Les analystes économiques affirment que les investisseurs étrangers et locaux sont réticents à investir en Tunisie en raison des risques politiques persistants et de l’absence de mesures rassurantes.

Les graves difficultés économiques ont eu un double effet sur l’un des problèmes politiques clés de la Tunisie : la migration. De 2019 à 2023, un nombre croissant de Tunisiens ont tenté de migrer vers l’Europe sans autorisation. Parallèlement, l’administration de Saied a adopté une approche sévère à l’égard des migrants arrivant d’Afrique subsaharienne, dont beaucoup se sont retrouvés coincés en Tunisie alors qu’ils tentaient de rejoindre l’Europe.

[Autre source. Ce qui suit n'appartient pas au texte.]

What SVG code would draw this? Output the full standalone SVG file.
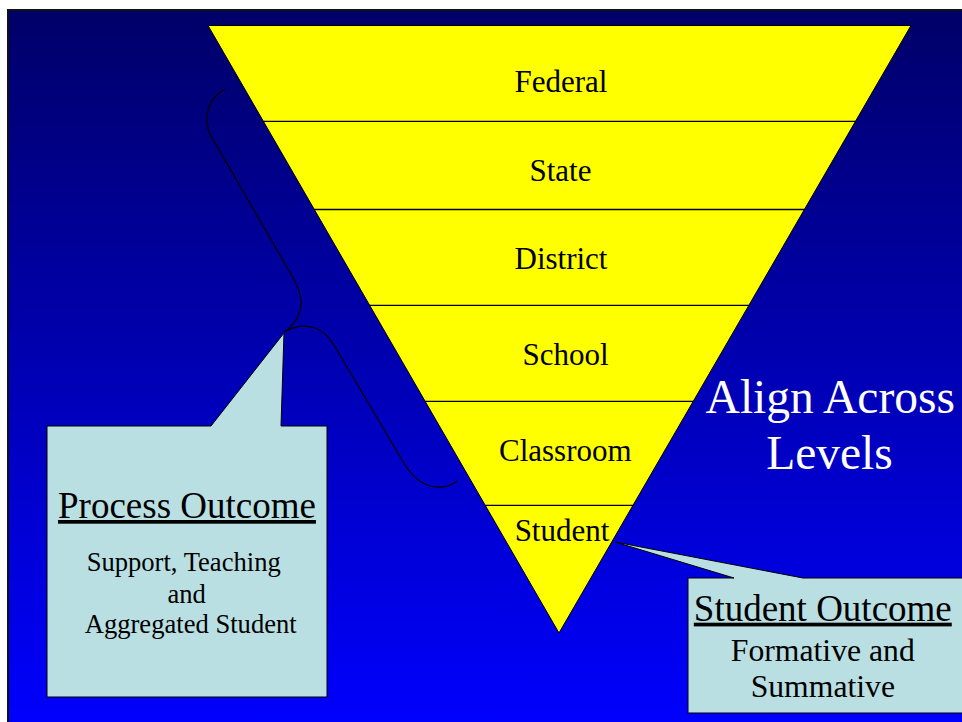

Saied a dynamisé ses partisans début 2023 en accusant les migrants de violence et de criminalité et en les présentant comme faisant partie d’un complot visant à modifier la démographie du pays. La rhétorique anti-migrants a suscité une violence extrême contre les migrants et une répression de la part des autorités. L’année dernière, les forces de sécurité ont ciblé les communautés de migrants de la côte jusqu’à la capitale avec une série d’arrestations, de déportations vers le désert et de démolition de camps de tentes à Tunis et dans les villes côtières.

Des corps continuent de s’échouer sur les côtes tunisiennes alors que les bateaux transportant des Tunisiens et des migrants d’Afrique subsaharienne ne parviennent à parcourir que quelques milles marins avant de couler.

Qu’est-ce que cela signifie à l’étranger ?

La Tunisie a maintenu des liens avec ses alliés occidentaux traditionnels mais a également forgé de nouveaux partenariats sous Saied.

Tout comme de nombreux dirigeants populistes qui ont pris le pouvoir dans le monde entier, Saied met l’accent sur la souveraineté et sur la libération de la Tunisie de ce qu’il appelle les « diktats étrangers ». Il a insisté sur le fait que la Tunisie ne deviendrait pas un « garde-frontière » pour l’Europe, qui a recherché des accords avec lui pour mieux contrôler la Méditerranée.

La Tunisie et l’Iran ont levé l’obligation de visa et ont annoncé en mai leur intention de renforcer leurs relations commerciales. Elle a également accepté des prêts de plusieurs millions de dollars dans le cadre de l’initiative chinoise « la Ceinture et la Route » pour construire des hôpitaux, des stades et des ports.

Pourtant, les pays européens restent les principaux partenaires commerciaux de la Tunisie, et leurs dirigeants ont maintenu des liens productifs avec Saied, saluant les accords visant à gérer la migration comme un « modèle » pour la région.